Reader Jeff Morgan also insists that the court open itself up to public scrutiny:
One of the most important effects of things like releasing SCOTUS audio arguments is their educational value. The court is an arcane institution that few average Americans understand. … And most people don’t realize how much the dynamics of personality and human irrationality steer the court to its final decisions. Listening to arguments reveals the justices for the humans they are and makes the whole process and procedure more accessible.
Paul Camp, on the other hand, is not interested in audio or video or anything that attempts “to reproduce the TV news experience online, with all its shallow, time-constricted talking headitude.” That said, he cautions SCOTUS reporters not to fall captive to the myth of the neutral jurist: “Despite the pretense offered by people like Scalia that their words somehow descended unchanged from a Platonic realm of absolute truth, the fact is that personal histories and relationships, both within and outside the court, influence points of view in strange and subtle ways.”
Danielle Goldstein wants us to do more to explain why cases matter. “The press corps are the only ones who can translate for the public—not just what the broad constitutional themes are, but also what the decisions mean in terms of people’s actual lives. The courts are necessarily embedded in their own discourse, and it’s one that isn’t really tied, necessarily—or is tied in unpredictable ways—to real life.”
Glenna Goldis makes a related point about journalists’ reliance on experts:
If you’re looking for someone to go hand to hand with John Roberts, she can’t have anything to lose. Professors believe they have everything to lose. They want the court to adopt their ideas. Their former students are clerking on the court and they want to get more students on the court, so that the students will implement their ideas. They want to be on the court. And they think they are this close.

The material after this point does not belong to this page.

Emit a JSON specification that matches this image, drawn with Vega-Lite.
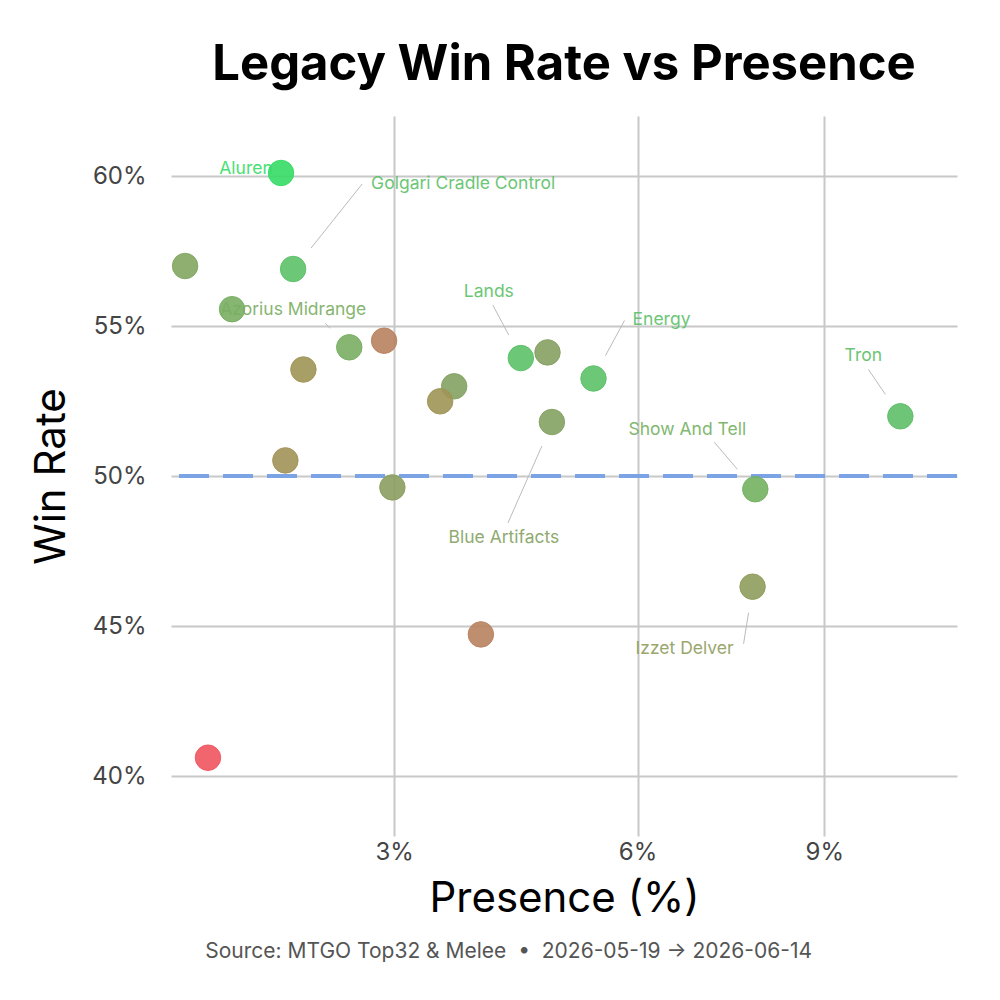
{
  "$schema": "https://vega.github.io/schema/vega-lite/v6.json",
  "background": "white",
  "padding": {"left": 30, "top": 41, "right": 40, "bottom": 20},
  "config": {
    "font": "Inter",
    "view": {"stroke": null},
    "axis": {"domain": false, "ticks": false, "grid": true, "gridColor": "#c8c8c8", "gridWidth": 2, "labelFont": "Inter", "titleFont": "Inter", "labelColor": "#444444", "titleColor": "#000000", "titleFontWeight": "normal"}
  },
  "datasets": {
    "decks": [
      {"deck": "Aluren", "presence": 1.956, "winrate": 60.1, "score": 1.0},
      {"deck": "Golgari Cradle Control", "presence": 2.057, "winrate": 56.9, "score": 0.78},
      {"deck": "Deck 3", "presence": 1.245, "winrate": 57.0, "score": 0.55},
      {"deck": "Deck 4", "presence": 1.573, "winrate": 55.56, "score": 0.62},
      {"deck": "Azorius Midrange", "presence": 2.559, "winrate": 54.29, "score": 0.62},
      {"deck": "Deck 6", "presence": 2.898, "winrate": 54.51, "score": 0.25},
      {"deck": "Deck 7", "presence": 2.145, "winrate": 53.55, "score": 0.4},
      {"deck": "Lands", "presence": 4.433, "winrate": 53.93, "score": 0.78},
      {"deck": "Deck 9", "presence": 4.77, "winrate": 54.12, "score": 0.5},
      {"deck": "Energy", "presence": 5.381, "winrate": 53.25, "score": 0.78},
      {"deck": "Deck 11", "presence": 3.644, "winrate": 52.99, "score": 0.52},
      {"deck": "Deck 12", "presence": 3.488, "winrate": 52.49, "score": 0.4},
      {"deck": "Blue Artifacts", "presence": 4.827, "winrate": 51.8, "score": 0.52},
      {"deck": "Tron", "presence": 10.395, "winrate": 51.99, "score": 0.76},
      {"deck": "Show And Tell", "presence": 7.821, "winrate": 49.56, "score": 0.65},
      {"deck": "Izzet Delver", "presence": 7.776, "winrate": 46.31, "score": 0.47},
      {"deck": "Deck 17", "presence": 1.992, "winrate": 50.52, "score": 0.38},
      {"deck": "Deck 18", "presence": 2.982, "winrate": 49.62, "score": 0.48},
      {"deck": "Deck 19", "presence": 3.951, "winrate": 44.72, "score": 0.25},
      {"deck": "Deck 20", "presence": 1.4, "winrate": 40.61, "score": 0.0}
    ]
  },
  "title": {"text": "Source: MTGO Top32 & Melee \u00a0•\u00a0 2026-05-19 → 2026-06-14", "orient": "bottom", "anchor": "middle", "frame": "bounds", "dx": 14, "fontSize": 21, "fontWeight": "normal", "color": "#555555", "font": "Inter", "offset": 22},
  "vconcat": [
    {
      "width": 786,
      "height": 720,
      "title": {"text": "Legacy Win Rate vs Presence", "anchor": "middle", "frame": "group", "fontSize": 49, "fontWeight": "bold", "color": "#000000", "font": "Inter", "offset": 26},
      "data": {"name": "decks"},
      "encoding": {
        "x": {"field": "presence", "type": "quantitative", "scale": {"type": "sqrt", "domain": [1.154, 11.5], "zero": false, "nice": false}, "axis": {"values": [3, 6, 9], "labelExpr": "datum.value + '%'", "title": "Presence (%)", "labelFontSize": 24, "titleFontSize": 42, "labelPadding": 4, "titlePadding": 14}},
        "y": {"field": "winrate", "type": "quantitative", "scale": {"domain": [38, 62], "zero": false, "nice": false}, "axis": {"values": [40, 45, 50, 55, 60], "labelExpr": "datum.value + '%'", "title": "Win Rate", "labelFontSize": 24, "titleFontSize": 42, "labelPadding": 25, "titlePadding": 18}}
      },
      "layer": [
        {"mark": {"type": "rule", "color": "#7ba3e3", "strokeWidth": 3, "strokeDash": [30, 14]}, "encoding": {"x": null, "y": {"datum": 50}}},
        {
          "transform": [{"filter": "datum.deck === 'Aluren'"}],
          "mark": {"type": "text", "dx": -35, "dy": -4, "fontSize": 17.5, "align": "center", "baseline": "middle", "opacity": 0.9},
          "encoding": {"text": {"field": "deck"}, "color": {"field": "score", "type": "quantitative", "scale": {"domain": [0, 0.25, 0.5, 0.75, 1], "range": ["#f0545f", "#b8825f", "#86a062", "#5fbd68", "#35dc66"]}, "legend": null}}
        },
        {
          "transform": [{"filter": "datum.deck === 'Golgari Cradle Control'"}],
          "layer": [
            {"mark": {"type": "rule", "color": "#bbbbbb", "strokeWidth": 1, "xOffset": 18, "yOffset": -21, "x2Offset": 69, "y2Offset": -85}, "encoding": {"x2": {"field": "presence"}, "y2": {"field": "winrate"}}},
            {"mark": {"type": "text", "dx": 170, "dy": -85, "fontSize": 17.5, "align": "center", "baseline": "middle", "opacity": 0.9}, "encoding": {"text": {"field": "deck"}, "color": {"field": "score", "type": "quantitative", "scale": {"domain": [0, 0.25, 0.5, 0.75, 1], "range": ["#f0545f", "#b8825f", "#86a062", "#5fbd68", "#35dc66"]}, "legend": null}}}
          ]
        },
        {
          "transform": [{"filter": "datum.deck === 'Azorius Midrange'"}],
          "layer": [
            {"mark": {"type": "rule", "color": "#bbbbbb", "strokeWidth": 1, "xOffset": -24, "yOffset": -24, "x2Offset": -19, "y2Offset": -19}, "encoding": {"x2": {"field": "presence"}, "y2": {"field": "winrate"}}},
            {"mark": {"type": "text", "dx": -56, "dy": -37, "fontSize": 17.5, "align": "center", "baseline": "middle", "opacity": 0.9}, "encoding": {"text": {"field": "deck"}, "color": {"field": "score", "type": "quantitative", "scale": {"domain": [0, 0.25, 0.5, 0.75, 1], "range": ["#f0545f", "#b8825f", "#86a062", "#5fbd68", "#35dc66"]}, "legend": null}}}
          ]
        },
        {
          "transform": [{"filter": "datum.deck === 'Lands'"}],
          "layer": [
            {"mark": {"type": "rule", "color": "#bbbbbb", "strokeWidth": 1, "xOffset": -28, "yOffset": -53, "x2Offset": -12, "y2Offset": -23}, "encoding": {"x2": {"field": "presence"}, "y2": {"field": "winrate"}}},
            {"mark": {"type": "text", "dx": -32, "dy": -66, "fontSize": 17.5, "align": "center", "baseline": "middle", "opacity": 0.9}, "encoding": {"text": {"field": "deck"}, "color": {"field": "score", "type": "quantitative", "scale": {"domain": [0, 0.25, 0.5, 0.75, 1], "range": ["#f0545f", "#b8825f", "#86a062", "#5fbd68", "#35dc66"]}, "legend": null}}}
          ]
        },
        {
          "transform": [{"filter": "datum.deck === 'Energy'"}],
          "layer": [
            {"mark": {"type": "rule", "color": "#bbbbbb", "strokeWidth": 1, "xOffset": 31, "yOffset": -58, "x2Offset": 12, "y2Offset": -23}, "encoding": {"x2": {"field": "presence"}, "y2": {"field": "winrate"}}},
            {"mark": {"type": "text", "dx": 68, "dy": -59, "fontSize": 17.5, "align": "center", "baseline": "middle", "opacity": 0.9}, "encoding": {"text": {"field": "deck"}, "color": {"field": "score", "type": "quantitative", "scale": {"domain": [0, 0.25, 0.5, 0.75, 1], "range": ["#f0545f", "#b8825f", "#86a062", "#5fbd68", "#35dc66"]}, "legend": null}}}
          ]
        },
        {
          "transform": [{"filter": "datum.deck === 'Blue Artifacts'"}],
          "layer": [
            {"mark": {"type": "rule", "color": "#bbbbbb", "strokeWidth": 1, "xOffset": -10, "yOffset": 24, "x2Offset": -44, "y2Offset": 101}, "encoding": {"x2": {"field": "presence"}, "y2": {"field": "winrate"}}},
            {"mark": {"type": "text", "dx": -48, "dy": 116, "fontSize": 17.5, "align": "center", "baseline": "middle", "opacity": 0.9}, "encoding": {"text": {"field": "deck"}, "color": {"field": "score", "type": "quantitative", "scale": {"domain": [0, 0.25, 0.5, 0.75, 1], "range": ["#f0545f", "#b8825f", "#86a062", "#5fbd68", "#35dc66"]}, "legend": null}}}
          ]
        },
        {
          "transform": [{"filter": "datum.deck === 'Tron'"}],
          "layer": [
            {"mark": {"type": "rule", "color": "#bbbbbb", "strokeWidth": 1, "xOffset": -32, "yOffset": -47, "x2Offset": -15, "y2Offset": -22}, "encoding": {"x2": {"field": "presence"}, "y2": {"field": "winrate"}}},
            {"mark": {"type": "text", "dx": -37, "dy": -60, "fontSize": 17.5, "align": "center", "baseline": "middle", "opacity": 0.9}, "encoding": {"text": {"field": "deck"}, "color": {"field": "score", "type": "quantitative", "scale": {"domain": [0, 0.25, 0.5, 0.75, 1], "range": ["#f0545f", "#b8825f", "#86a062", "#5fbd68", "#35dc66"]}, "legend": null}}}
          ]
        },
        {
          "transform": [{"filter": "datum.deck === 'Show And Tell'"}],
          "layer": [
            {"mark": {"type": "rule", "color": "#bbbbbb", "strokeWidth": 1, "xOffset": -41, "yOffset": -47, "x2Offset": -18, "y2Offset": -20}, "encoding": {"x2": {"field": "presence"}, "y2": {"field": "winrate"}}},
            {"mark": {"type": "text", "dx": -68, "dy": -59, "fontSize": 17.5, "align": "center", "baseline": "middle", "opacity": 0.9}, "encoding": {"text": {"field": "deck"}, "color": {"field": "score", "type": "quantitative", "scale": {"domain": [0, 0.25, 0.5, 0.75, 1], "range": ["#f0545f", "#b8825f", "#86a062", "#5fbd68", "#35dc66"]}, "legend": null}}}
          ]
        },
        {
          "transform": [{"filter": "datum.deck === 'Izzet Delver'"}],
          "layer": [
            {"mark": {"type": "rule", "color": "#bbbbbb", "strokeWidth": 1, "xOffset": -4, "yOffset": 26, "x2Offset": -9, "y2Offset": 57}, "encoding": {"x2": {"field": "presence"}, "y2": {"field": "winrate"}}},
            {"mark": {"type": "text", "dx": -68, "dy": 62, "fontSize": 17.5, "align": "center", "baseline": "middle", "opacity": 0.9}, "encoding": {"text": {"field": "deck"}, "color": {"field": "score", "type": "quantitative", "scale": {"domain": [0, 0.25, 0.5, 0.75, 1], "range": ["#f0545f", "#b8825f", "#86a062", "#5fbd68", "#35dc66"]}, "legend": null}}}
          ]
        },
        {
          "mark": {"type": "point", "shape": "circle", "filled": true, "size": 650, "fillOpacity": 0.9, "strokeOpacity": 0.95, "strokeWidth": 1},
          "encoding": {
            "color": {"field": "score", "type": "quantitative", "scale": {"domain": [0, 0.25, 0.5, 0.75, 1], "range": ["#f0545f", "#b8825f", "#86a062", "#5fbd68", "#35dc66"]}, "legend": null},
            "stroke": {"field": "score", "type": "quantitative", "scale": {"domain": [0, 0.25, 0.5, 0.75, 1], "range": ["#f0545f", "#b8825f", "#86a062", "#5fbd68", "#35dc66"]}, "legend": null},
            "tooltip": [{"field": "deck"}, {"field": "presence"}, {"field": "winrate"}]
          }
        }
      ]
    }
  ]
}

It’s a fascinating problem consumers of Supreme Court news may highlight: We want the court to be covered like any other political and human decision-making institution, but with a deep respect for and understanding of the ways in which the court is different. Yes, it needs to be demystified, but not so much so that it is disrespected. It should be analyzed, but not in ways that might damage it or its credibility. The justices should be covered like people, but not like ordinary, silly people.
I’ve always known that the reporters who cover the high court are the hardest-working folks out there, but this exercise helped me understand why their job is so hard: Perhaps for the rule of law to mean anything, Americans need to see the high court as both human and oracular, and the folks who cover it inevitably have to walk some invisible, unknowable line between two myths that are each partly true.